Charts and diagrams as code

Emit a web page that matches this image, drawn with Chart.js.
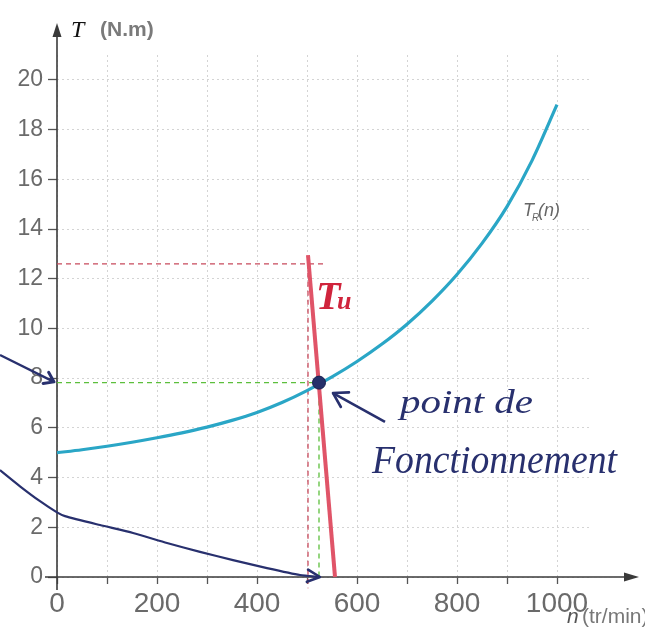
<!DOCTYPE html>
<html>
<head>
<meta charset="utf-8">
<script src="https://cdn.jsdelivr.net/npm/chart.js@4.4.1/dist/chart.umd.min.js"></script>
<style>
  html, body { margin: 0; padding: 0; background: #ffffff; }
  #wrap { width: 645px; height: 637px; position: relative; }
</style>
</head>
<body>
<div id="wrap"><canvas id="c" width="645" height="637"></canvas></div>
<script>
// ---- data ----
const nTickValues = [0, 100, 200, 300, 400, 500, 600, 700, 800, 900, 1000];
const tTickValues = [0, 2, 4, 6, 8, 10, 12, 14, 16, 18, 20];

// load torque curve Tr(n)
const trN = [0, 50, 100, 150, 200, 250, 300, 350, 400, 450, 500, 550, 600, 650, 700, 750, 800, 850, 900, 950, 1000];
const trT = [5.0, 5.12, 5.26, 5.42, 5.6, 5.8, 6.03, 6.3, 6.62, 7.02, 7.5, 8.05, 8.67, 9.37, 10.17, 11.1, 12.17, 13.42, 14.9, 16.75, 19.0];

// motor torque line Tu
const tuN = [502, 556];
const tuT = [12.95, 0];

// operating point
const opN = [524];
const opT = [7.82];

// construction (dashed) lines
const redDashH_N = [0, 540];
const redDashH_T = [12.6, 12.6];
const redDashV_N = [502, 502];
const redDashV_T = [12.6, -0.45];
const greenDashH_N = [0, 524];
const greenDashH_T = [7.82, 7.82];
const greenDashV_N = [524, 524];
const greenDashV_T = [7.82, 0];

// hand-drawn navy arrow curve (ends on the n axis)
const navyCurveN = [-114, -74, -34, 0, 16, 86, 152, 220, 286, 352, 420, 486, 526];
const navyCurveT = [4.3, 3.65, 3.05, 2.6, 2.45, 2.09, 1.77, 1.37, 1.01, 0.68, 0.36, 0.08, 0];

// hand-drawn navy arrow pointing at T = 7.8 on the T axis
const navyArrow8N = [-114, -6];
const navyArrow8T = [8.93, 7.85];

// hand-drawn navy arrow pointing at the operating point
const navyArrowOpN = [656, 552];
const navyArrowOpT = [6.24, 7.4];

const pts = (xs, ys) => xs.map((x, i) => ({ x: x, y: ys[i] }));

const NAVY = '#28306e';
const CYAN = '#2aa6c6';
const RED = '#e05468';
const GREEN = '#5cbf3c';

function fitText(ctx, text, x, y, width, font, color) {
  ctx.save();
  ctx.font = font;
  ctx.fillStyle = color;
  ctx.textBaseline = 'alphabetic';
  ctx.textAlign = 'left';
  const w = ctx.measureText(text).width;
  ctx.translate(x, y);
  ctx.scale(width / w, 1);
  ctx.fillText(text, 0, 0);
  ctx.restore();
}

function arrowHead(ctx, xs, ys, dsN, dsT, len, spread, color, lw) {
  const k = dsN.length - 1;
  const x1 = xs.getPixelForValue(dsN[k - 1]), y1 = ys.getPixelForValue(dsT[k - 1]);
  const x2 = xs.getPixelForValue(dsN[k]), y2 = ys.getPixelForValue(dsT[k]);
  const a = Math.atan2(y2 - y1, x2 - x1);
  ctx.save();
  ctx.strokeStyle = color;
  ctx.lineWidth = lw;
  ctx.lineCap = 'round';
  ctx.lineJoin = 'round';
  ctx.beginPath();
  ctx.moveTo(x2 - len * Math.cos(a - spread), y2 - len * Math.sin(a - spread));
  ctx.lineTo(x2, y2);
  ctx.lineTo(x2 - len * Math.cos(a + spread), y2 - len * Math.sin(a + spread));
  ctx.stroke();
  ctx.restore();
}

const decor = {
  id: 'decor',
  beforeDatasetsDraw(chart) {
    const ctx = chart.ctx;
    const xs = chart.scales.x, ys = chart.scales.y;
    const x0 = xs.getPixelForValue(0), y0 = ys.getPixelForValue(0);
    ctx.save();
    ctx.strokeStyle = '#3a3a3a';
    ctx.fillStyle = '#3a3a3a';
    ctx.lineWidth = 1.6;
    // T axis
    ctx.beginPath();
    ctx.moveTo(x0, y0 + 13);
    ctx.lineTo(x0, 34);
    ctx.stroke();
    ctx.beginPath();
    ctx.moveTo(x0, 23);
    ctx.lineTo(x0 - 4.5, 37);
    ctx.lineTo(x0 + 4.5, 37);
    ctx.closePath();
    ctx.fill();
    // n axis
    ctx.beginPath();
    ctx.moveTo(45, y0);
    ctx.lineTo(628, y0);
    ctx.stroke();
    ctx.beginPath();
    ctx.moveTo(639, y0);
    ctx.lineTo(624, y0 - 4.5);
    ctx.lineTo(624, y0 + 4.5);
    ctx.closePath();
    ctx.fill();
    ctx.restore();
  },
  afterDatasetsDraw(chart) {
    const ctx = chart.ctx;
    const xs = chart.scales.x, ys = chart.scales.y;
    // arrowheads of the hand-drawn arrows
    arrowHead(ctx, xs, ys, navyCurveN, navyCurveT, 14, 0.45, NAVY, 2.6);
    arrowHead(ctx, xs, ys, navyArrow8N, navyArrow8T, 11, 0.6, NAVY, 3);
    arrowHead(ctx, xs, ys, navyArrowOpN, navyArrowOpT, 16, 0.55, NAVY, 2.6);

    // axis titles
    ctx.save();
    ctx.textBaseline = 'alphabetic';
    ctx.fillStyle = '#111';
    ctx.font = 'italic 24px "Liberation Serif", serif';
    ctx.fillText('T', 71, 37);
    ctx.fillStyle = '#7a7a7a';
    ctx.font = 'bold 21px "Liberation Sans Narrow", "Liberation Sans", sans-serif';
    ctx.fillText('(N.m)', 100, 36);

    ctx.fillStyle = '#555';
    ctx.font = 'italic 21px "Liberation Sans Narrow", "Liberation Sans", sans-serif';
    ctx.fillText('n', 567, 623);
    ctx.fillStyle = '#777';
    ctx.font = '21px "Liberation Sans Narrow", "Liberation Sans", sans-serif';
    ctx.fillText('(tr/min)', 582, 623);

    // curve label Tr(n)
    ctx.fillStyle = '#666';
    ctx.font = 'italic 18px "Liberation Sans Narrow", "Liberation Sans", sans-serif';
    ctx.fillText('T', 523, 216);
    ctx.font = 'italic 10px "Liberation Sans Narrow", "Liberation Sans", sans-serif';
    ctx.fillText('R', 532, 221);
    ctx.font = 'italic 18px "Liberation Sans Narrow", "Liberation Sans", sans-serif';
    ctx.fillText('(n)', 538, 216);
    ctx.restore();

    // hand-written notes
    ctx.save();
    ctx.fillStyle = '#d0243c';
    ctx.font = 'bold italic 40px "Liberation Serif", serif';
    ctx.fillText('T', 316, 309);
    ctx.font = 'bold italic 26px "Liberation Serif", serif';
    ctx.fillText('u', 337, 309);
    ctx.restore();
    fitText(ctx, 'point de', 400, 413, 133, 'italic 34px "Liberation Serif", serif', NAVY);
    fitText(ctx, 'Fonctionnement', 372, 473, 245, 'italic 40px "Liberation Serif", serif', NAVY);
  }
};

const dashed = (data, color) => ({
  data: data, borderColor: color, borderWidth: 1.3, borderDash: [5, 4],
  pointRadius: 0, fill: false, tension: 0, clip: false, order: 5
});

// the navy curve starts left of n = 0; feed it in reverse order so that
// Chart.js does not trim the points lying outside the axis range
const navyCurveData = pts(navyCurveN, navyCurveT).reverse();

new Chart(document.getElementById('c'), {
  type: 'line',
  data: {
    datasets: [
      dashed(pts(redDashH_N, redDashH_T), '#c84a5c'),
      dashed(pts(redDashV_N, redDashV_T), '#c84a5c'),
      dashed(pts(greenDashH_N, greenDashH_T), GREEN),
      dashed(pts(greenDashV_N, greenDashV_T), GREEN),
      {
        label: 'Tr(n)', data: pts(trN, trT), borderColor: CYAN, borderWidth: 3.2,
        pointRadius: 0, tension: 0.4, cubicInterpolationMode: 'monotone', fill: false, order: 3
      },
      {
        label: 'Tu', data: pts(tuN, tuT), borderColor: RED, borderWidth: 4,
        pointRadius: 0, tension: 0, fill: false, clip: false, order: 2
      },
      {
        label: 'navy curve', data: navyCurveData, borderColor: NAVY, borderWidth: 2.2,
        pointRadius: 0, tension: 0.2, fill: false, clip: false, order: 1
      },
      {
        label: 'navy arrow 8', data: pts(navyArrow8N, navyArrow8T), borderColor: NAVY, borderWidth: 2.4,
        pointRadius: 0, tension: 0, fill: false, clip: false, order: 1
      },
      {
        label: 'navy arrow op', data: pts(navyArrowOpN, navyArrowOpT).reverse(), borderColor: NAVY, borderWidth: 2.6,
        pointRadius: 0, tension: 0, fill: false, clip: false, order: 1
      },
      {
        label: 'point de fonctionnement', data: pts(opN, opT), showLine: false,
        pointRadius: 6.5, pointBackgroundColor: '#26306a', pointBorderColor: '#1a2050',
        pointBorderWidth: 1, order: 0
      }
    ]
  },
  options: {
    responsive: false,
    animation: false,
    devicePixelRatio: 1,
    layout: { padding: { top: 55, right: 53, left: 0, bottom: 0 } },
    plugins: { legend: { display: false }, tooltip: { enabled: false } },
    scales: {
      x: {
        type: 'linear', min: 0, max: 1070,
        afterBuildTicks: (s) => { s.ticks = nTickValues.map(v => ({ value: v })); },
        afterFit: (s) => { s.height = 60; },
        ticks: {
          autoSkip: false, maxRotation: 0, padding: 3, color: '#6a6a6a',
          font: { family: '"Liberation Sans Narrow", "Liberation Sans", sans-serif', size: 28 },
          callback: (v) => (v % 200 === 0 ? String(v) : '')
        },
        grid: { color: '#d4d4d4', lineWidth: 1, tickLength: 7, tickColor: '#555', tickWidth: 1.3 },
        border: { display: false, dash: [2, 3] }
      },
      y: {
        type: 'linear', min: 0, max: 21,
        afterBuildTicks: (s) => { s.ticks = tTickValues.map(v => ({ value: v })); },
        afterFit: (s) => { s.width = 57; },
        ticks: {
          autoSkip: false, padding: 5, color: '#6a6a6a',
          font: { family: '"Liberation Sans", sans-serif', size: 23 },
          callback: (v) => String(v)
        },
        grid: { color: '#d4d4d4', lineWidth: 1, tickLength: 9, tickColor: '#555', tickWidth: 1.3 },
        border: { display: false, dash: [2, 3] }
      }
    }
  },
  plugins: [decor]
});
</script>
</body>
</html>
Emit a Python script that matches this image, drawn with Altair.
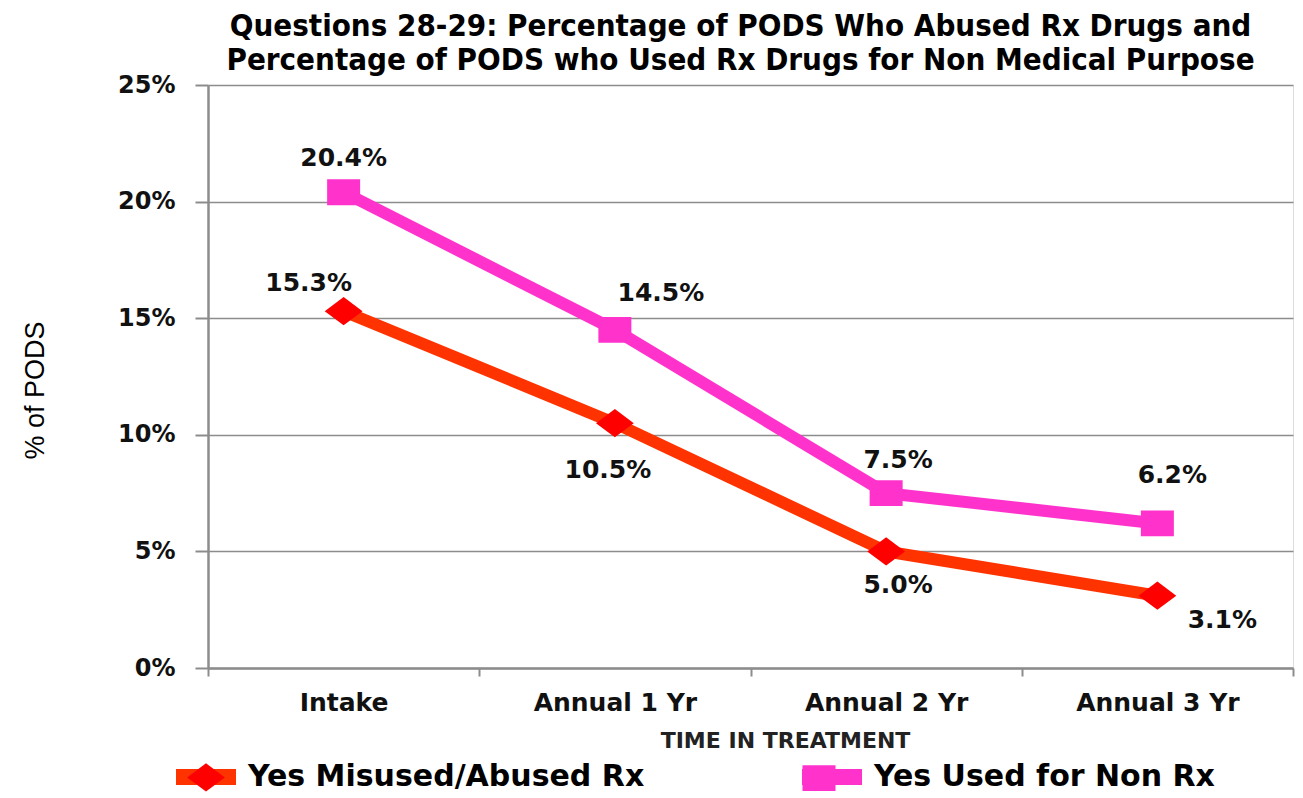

● Task to complete
Repeat the lines from where the entries begin to the line with "const navyArrow8T = [8.93, 7.85];", both included. Any picture is left out.

● Result
Emit a web page that matches this image, drawn with Chart.js.
<!DOCTYPE html>
<html>
<head>
<meta charset="utf-8">
<script src="https://cdn.jsdelivr.net/npm/chart.js@4.4.1/dist/chart.umd.min.js"></script>
<style>
  html, body { margin: 0; padding: 0; background: #ffffff; }
  #wrap { width: 645px; height: 637px; position: relative; }
</style>
</head>
<body>
<div id="wrap"><canvas id="c" width="645" height="637"></canvas></div>
<script>
// ---- data ----
const nTickValues = [0, 100, 200, 300, 400, 500, 600, 700, 800, 900, 1000];
const tTickValues = [0, 2, 4, 6, 8, 10, 12, 14, 16, 18, 20];

// load torque curve Tr(n)
const trN = [0, 50, 100, 150, 200, 250, 300, 350, 400, 450, 500, 550, 600, 650, 700, 750, 800, 850, 900, 950, 1000];
const trT = [5.0, 5.12, 5.26, 5.42, 5.6, 5.8, 6.03, 6.3, 6.62, 7.02, 7.5, 8.05, 8.67, 9.37, 10.17, 11.1, 12.17, 13.42, 14.9, 16.75, 19.0];

// motor torque line Tu
const tuN = [502, 556];
const tuT = [12.95, 0];

// operating point
const opN = [524];
const opT = [7.82];

// construction (dashed) lines
const redDashH_N = [0, 540];
const redDashH_T = [12.6, 12.6];
const redDashV_N = [502, 502];
const redDashV_T = [12.6, -0.45];
const greenDashH_N = [0, 524];
const greenDashH_T = [7.82, 7.82];
const greenDashV_N = [524, 524];
const greenDashV_T = [7.82, 0];

// hand-drawn navy arrow curve (ends on the n axis)
const navyCurveN = [-114, -74, -34, 0, 16, 86, 152, 220, 286, 352, 420, 486, 526];
const navyCurveT = [4.3, 3.65, 3.05, 2.6, 2.45, 2.09, 1.77, 1.37, 1.01, 0.68, 0.36, 0.08, 0];

// hand-drawn navy arrow pointing at T = 7.8 on the T axis
const navyArrow8N = [-114, -6];
const navyArrow8T = [8.93, 7.85];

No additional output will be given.